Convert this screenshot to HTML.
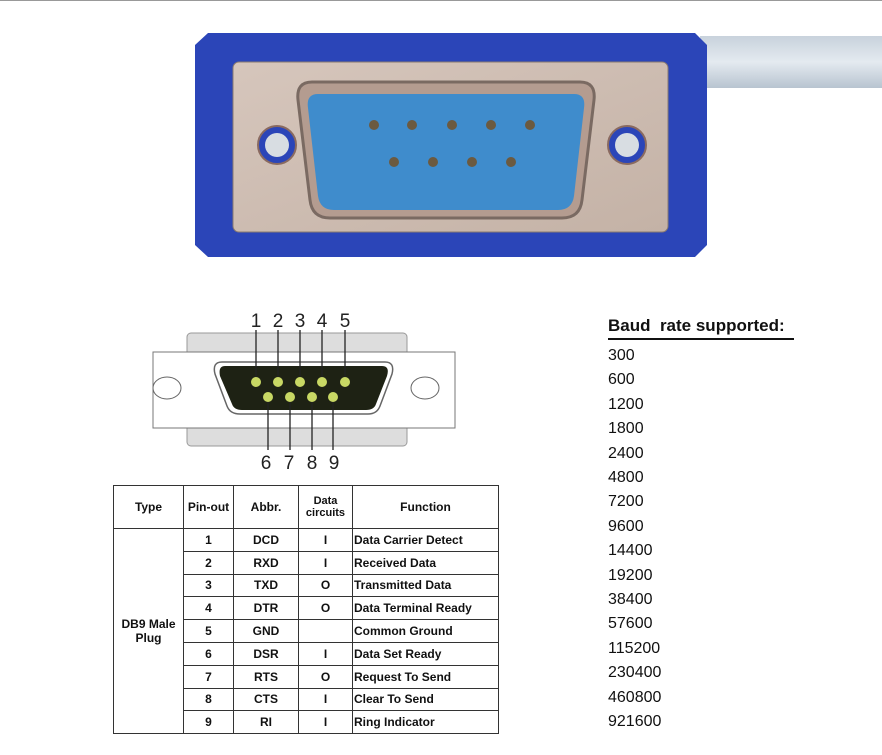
<!DOCTYPE html>
<html><head><style>
body{margin:0;width:882px;height:755px;background:#fff;position:relative;overflow:hidden;font-family:"Liberation Sans",sans-serif}
.abs{position:absolute}
table{position:absolute;left:113px;top:485px;border-collapse:collapse;font-size:12px;font-weight:bold;color:#111}
td{border:1px solid #333;padding:0;height:21.8px;text-align:center}
td.f{text-align:left;padding-left:1px}
.baud{position:absolute;left:608px;font-size:16px;color:#111}
</style></head><body>
<div class="abs" style="left:0;top:0;width:882px;height:1px;background:#999"></div>
<svg class="abs" style="left:0;top:0" width="882" height="300">
<defs>
<linearGradient id="cb" x1="0" y1="0" x2="0" y2="1"><stop offset="0" stop-color="#c8d2dc"/><stop offset="0.5" stop-color="#e4eaf0"/><stop offset="1" stop-color="#b8c4d0"/></linearGradient>
<linearGradient id="mt" x1="0" y1="0" x2="1" y2="1"><stop offset="0" stop-color="#d6c6bc"/><stop offset="1" stop-color="#c4b2a6"/></linearGradient>
</defs>
<rect x="700" y="36" width="182" height="52" fill="url(#cb)"/>
<path d="M208 33 H695 L707 45 V245 L695 257 H208 L195 245 V45 Z" fill="#2b45b8"/>
<rect x="233" y="62" width="435" height="170" rx="6" fill="url(#mt)" stroke="#8a7a70"/>
<path d="M312 82 H580 Q596 82 594 100 L582 200 Q580 218 562 218 H330 Q312 218 310 200 L298 100 Q296 82 312 82 Z" fill="#b49c90" stroke="#7a6a62" stroke-width="3"/>
<path d="M318 94 H574 Q586 94 584 108 L574 196 Q572 210 558 210 H334 Q320 210 318 196 L308 108 Q306 94 318 94 Z" fill="#3f8ccc"/>
<g fill="#6b5a40"><circle cx="374" cy="125" r="5"/><circle cx="412" cy="125" r="5"/><circle cx="452" cy="125" r="5"/><circle cx="491" cy="125" r="5"/><circle cx="530" cy="125" r="5"/><circle cx="394" cy="162" r="5"/><circle cx="433" cy="162" r="5"/><circle cx="472" cy="162" r="5"/><circle cx="511" cy="162" r="5"/></g>
<circle cx="277" cy="145" r="19" fill="#2b45b8" stroke="#8a6a60" stroke-width="2"/><circle cx="277" cy="145" r="12" fill="#d8dde2"/>
<circle cx="627" cy="145" r="19" fill="#2b45b8" stroke="#8a6a60" stroke-width="2"/><circle cx="627" cy="145" r="12" fill="#d8dde2"/>
</svg>
<svg class="abs" style="left:130px;top:300px" width="350" height="180" font-family="Liberation Sans" font-size="19" fill="#222">
<rect x="57" y="33" width="220" height="113" rx="4" fill="#ddd" stroke="#999"/>
<rect x="23" y="52" width="302" height="76" fill="#fff" stroke="#777"/>
<path d="M92 62 H255 Q265 62 262 74 L250 106 Q247 114 238 114 H110 Q100 114 97 106 L85 74 Q82 62 92 62 Z" fill="#fff" stroke="#666" stroke-width="1.5"/>
<path d="M95 66 H252 Q260 66 257 76 L246 104 Q244 110 236 110 H112 Q104 110 102 104 L90 76 Q88 66 95 66 Z" fill="#1e2214"/>
<ellipse cx="37" cy="88" rx="14" ry="11" fill="#fff" stroke="#666"/><ellipse cx="295" cy="88" rx="14" ry="11" fill="#fff" stroke="#666"/>
<g stroke="#222" stroke-width="1.3"><line x1="126" y1="30" x2="126" y2="80"/><line x1="148" y1="30" x2="148" y2="80"/><line x1="170" y1="30" x2="170" y2="80"/><line x1="192" y1="30" x2="192" y2="80"/><line x1="215" y1="30" x2="215" y2="80"/><line x1="138" y1="97" x2="138" y2="150"/><line x1="160" y1="97" x2="160" y2="150"/><line x1="182" y1="97" x2="182" y2="150"/><line x1="203" y1="97" x2="203" y2="150"/></g>
<g fill="#c8d864"><circle cx="126" cy="82" r="5"/><circle cx="148" cy="82" r="5"/><circle cx="170" cy="82" r="5"/><circle cx="192" cy="82" r="5"/><circle cx="215" cy="82" r="5"/><circle cx="138" cy="97" r="5"/><circle cx="160" cy="97" r="5"/><circle cx="182" cy="97" r="5"/><circle cx="203" cy="97" r="5"/></g>
<g text-anchor="middle"><text x="126" y="27">1</text><text x="148" y="27">2</text><text x="170" y="27">3</text><text x="192" y="27">4</text><text x="215" y="27">5</text><text x="136" y="169">6</text><text x="159" y="169">7</text><text x="182" y="169">8</text><text x="204" y="169">9</text></g>
</svg>
<table>
<tr style="height:42px"><td style="width:69px;height:42px">Type</td><td style="width:49px">Pin-out</td><td style="width:64px">Abbr.</td><td style="width:53px;font-size:11px">Data<br>circuits</td><td style="width:145px">Function</td></tr>
<tr><td rowspan="9">DB9 Male<br>Plug</td><td>1</td><td>DCD</td><td>I</td><td class="f">Data Carrier Detect</td></tr>
<tr><td>2</td><td>RXD</td><td>I</td><td class="f">Received Data</td></tr>
<tr><td>3</td><td>TXD</td><td>O</td><td class="f">Transmitted Data</td></tr>
<tr><td>4</td><td>DTR</td><td>O</td><td class="f">Data Terminal Ready</td></tr>
<tr><td>5</td><td>GND</td><td></td><td class="f">Common Ground</td></tr>
<tr><td>6</td><td>DSR</td><td>I</td><td class="f">Data Set Ready</td></tr>
<tr><td>7</td><td>RTS</td><td>O</td><td class="f">Request To Send</td></tr>
<tr><td>8</td><td>CTS</td><td>I</td><td class="f">Clear To Send</td></tr>
<tr><td>9</td><td>RI</td><td>I</td><td class="f">Ring Indicator</td></tr>
</table>
<div class="baud" style="top:316px;font-weight:bold;font-size:17px;width:186px;border-bottom:2px solid #111;padding-bottom:2px;white-space:nowrap">Baud&nbsp; rate supported:</div>
<div class="baud" style="top:344px;line-height:24.4px">300<br>600<br>1200<br>1800<br>2400<br>4800<br>7200<br>9600<br>14400<br>19200<br>38400<br>57600<br>115200<br>230400<br>460800<br>921600</div>
</body></html>
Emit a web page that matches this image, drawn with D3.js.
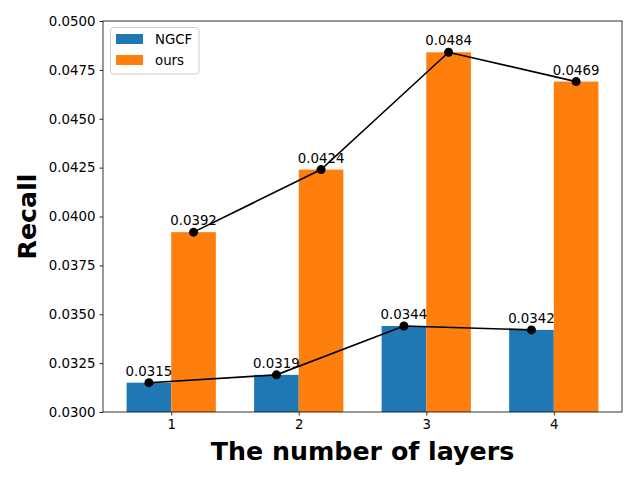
<!DOCTYPE html>
<html>
<head>
<meta charset="utf-8">
<script src="https://cdn.jsdelivr.net/npm/d3@7"></script>
<style>
  body { margin: 0; background: #fff; }
  text { font-family: "DejaVu Sans", sans-serif; }
</style>
</head>
<body>
<div id="chart"></div>
<script>
// data
const layers = [ 1, 2, 3, 4 ];
const ngcfValues = [ 0.0315, 0.0319, 0.0344, 0.0342 ];
const oursValues = [ 0.0392, 0.0424, 0.0484, 0.0469 ];
const yTicks = [ 0.0300, 0.0325, 0.0350, 0.0375, 0.0400, 0.0425, 0.0450, 0.0475, 0.0500 ];
const seriesNames = [ 'NGCF', 'ours' ];
const seriesColors = [ '#1f77b4', '#ff7f0e' ];

const width = 640;
const height = 480;
const margin = { top: 21, right: 18, bottom: 68, left: 103 };
const barWidth = 0.35;

const svg = d3.select( '#chart' ).append( 'svg' )
	.attr( 'width', width )
	.attr( 'height', height );

const x = d3.scaleLinear()
	.domain( [ 0.465, 4.535 ] )
	.range( [ margin.left, width - margin.right ] );

const y = d3.scaleLinear()
	.domain( [ 0.03, 0.05 ] )
	.range( [ height - margin.bottom, margin.top ] );

const series = [ ngcfValues, oursValues ];
const offsets = [ -barWidth / 2, barWidth / 2 ];

const plot = svg.append( 'g' );

// bars
series.forEach( ( values, i ) => {
	plot.selectAll( null )
		.data( values )
		.enter()
		.append( 'rect' )
		.attr( 'x', ( d, j ) => x( layers[ j ] + offsets[ i ] - barWidth / 2 ) )
		.attr( 'width', x( barWidth ) - x( 0 ) )
		.attr( 'y', ( d ) => y( d ) )
		.attr( 'height', ( d ) => y( 0.03 ) - y( d ) )
		.attr( 'fill', seriesColors[ i ] );
} );

// lines + markers + labels
const line = d3.line()
	.x( ( d ) => x( d.x ) )
	.y( ( d ) => y( d.v ) );

series.forEach( ( values, i ) => {
	const pts = values.map( ( v, j ) => ( { x: layers[ j ] + offsets[ i ], v } ) );

	plot.append( 'path' )
		.datum( pts )
		.attr( 'd', line )
		.attr( 'fill', 'none' )
		.attr( 'stroke', '#000' )
		.attr( 'stroke-width', 1.6 );

	plot.selectAll( null )
		.data( pts )
		.enter()
		.append( 'circle' )
		.attr( 'cx', ( d ) => x( d.x ) )
		.attr( 'cy', ( d ) => y( d.v ) )
		.attr( 'r', 4.5 )
		.attr( 'fill', '#000' );

	plot.selectAll( null )
		.data( pts )
		.enter()
		.append( 'text' )
		.attr( 'x', ( d ) => x( d.x ) )
		.attr( 'y', ( d ) => y( d.v ) - 7 )
		.attr( 'text-anchor', 'middle' )
		.attr( 'font-size', '13.33px' )
		.attr( 'fill', '#000' )
		.text( ( d ) => d.v.toFixed( 4 ) );
} );

// axes
const xAxis = svg.append( 'g' )
	.attr( 'transform', `translate(0,${ height - margin.bottom })` )
	.call( d3.axisBottom( x ).tickValues( layers ).tickFormat( d3.format( 'd' ) ).tickSize( 3.5 ).tickPadding( 4 ) );

const yAxis = svg.append( 'g' )
	.attr( 'transform', `translate(${ margin.left },0)` )
	.call( d3.axisLeft( y ).tickValues( yTicks ).tickFormat( d3.format( '.4f' ) ).tickSize( 3.5 ).tickPadding( 4 ) );

[ xAxis, yAxis ].forEach( ( ax ) => {
	ax.select( '.domain' ).remove();
	ax.selectAll( 'line' ).attr( 'stroke', '#000' ).attr( 'stroke-width', 0.8 );
	ax.selectAll( 'text' )
		.attr( 'font-size', '13.33px' )
		.attr( 'fill', '#000' )
		.style( 'font-family', '"DejaVu Sans", sans-serif' );
} );

// frame
svg.append( 'rect' )
	.attr( 'x', margin.left )
	.attr( 'y', margin.top )
	.attr( 'width', width - margin.left - margin.right )
	.attr( 'height', height - margin.top - margin.bottom )
	.attr( 'fill', 'none' )
	.attr( 'stroke', '#000' )
	.attr( 'stroke-width', 0.8 );

// axis titles
svg.append( 'text' )
	.attr( 'x', ( margin.left + width - margin.right ) / 2 )
	.attr( 'y', 460 )
	.attr( 'text-anchor', 'middle' )
	.attr( 'font-size', '25.3px' )
	.attr( 'font-weight', 'bold' )
	.text( 'The number of layers' );

svg.append( 'text' )
	.attr( 'transform', `translate(36,${ ( margin.top + height - margin.bottom ) / 2 }) rotate(-90)` )
	.attr( 'text-anchor', 'middle' )
	.attr( 'font-size', '25.3px' )
	.attr( 'font-weight', 'bold' )
	.text( 'Recall' );

// legend
const legend = svg.append( 'g' ).attr( 'transform', `translate(${ margin.left + 7.5 },${ margin.top + 6.5 })` );

legend.append( 'rect' )
	.attr( 'width', 88.5 )
	.attr( 'height', 46.5 )
	.attr( 'rx', 3 )
	.attr( 'fill', '#fff' )
	.attr( 'fill-opacity', 0.8 )
	.attr( 'stroke', '#ccc' )
	.attr( 'stroke-width', 1 );

seriesNames.forEach( ( name, i ) => {
	legend.append( 'rect' )
		.attr( 'x', 5.5 )
		.attr( 'y', 6.5 + i * 21 )
		.attr( 'width', 27 )
		.attr( 'height', 10 )
		.attr( 'fill', seriesColors[ i ] );

	legend.append( 'text' )
		.attr( 'x', 44.5 )
		.attr( 'y', 16.5 + i * 21 )
		.attr( 'font-size', '13.33px' )
		.attr( 'fill', '#000' )
		.text( name );
} );
</script>
</body>
</html>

## PROBLEM
The lines to reproduce run from the one above containing "Emit a web page" through the one containing "margin.top ] );". Copy them exactly and leave out all pictures.

## ANSWER TO THE TASK
Emit a web page that matches this image, drawn with D3.js.
<!DOCTYPE html>
<html>
<head>
<meta charset="utf-8">
<script src="https://cdn.jsdelivr.net/npm/d3@7"></script>
<style>
  body { margin: 0; background: #fff; }
  text { font-family: "DejaVu Sans", sans-serif; }
</style>
</head>
<body>
<div id="chart"></div>
<script>
// data
const layers = [ 1, 2, 3, 4 ];
const ngcfValues = [ 0.0315, 0.0319, 0.0344, 0.0342 ];
const oursValues = [ 0.0392, 0.0424, 0.0484, 0.0469 ];
const yTicks = [ 0.0300, 0.0325, 0.0350, 0.0375, 0.0400, 0.0425, 0.0450, 0.0475, 0.0500 ];
const seriesNames = [ 'NGCF', 'ours' ];
const seriesColors = [ '#1f77b4', '#ff7f0e' ];

const width = 640;
const height = 480;
const margin = { top: 21, right: 18, bottom: 68, left: 103 };
const barWidth = 0.35;

const svg = d3.select( '#chart' ).append( 'svg' )
	.attr( 'width', width )
	.attr( 'height', height );

const x = d3.scaleLinear()
	.domain( [ 0.465, 4.535 ] )
	.range( [ margin.left, width - margin.right ] );

const y = d3.scaleLinear()
	.domain( [ 0.03, 0.05 ] )
	.range( [ height - margin.bottom, margin.top ] );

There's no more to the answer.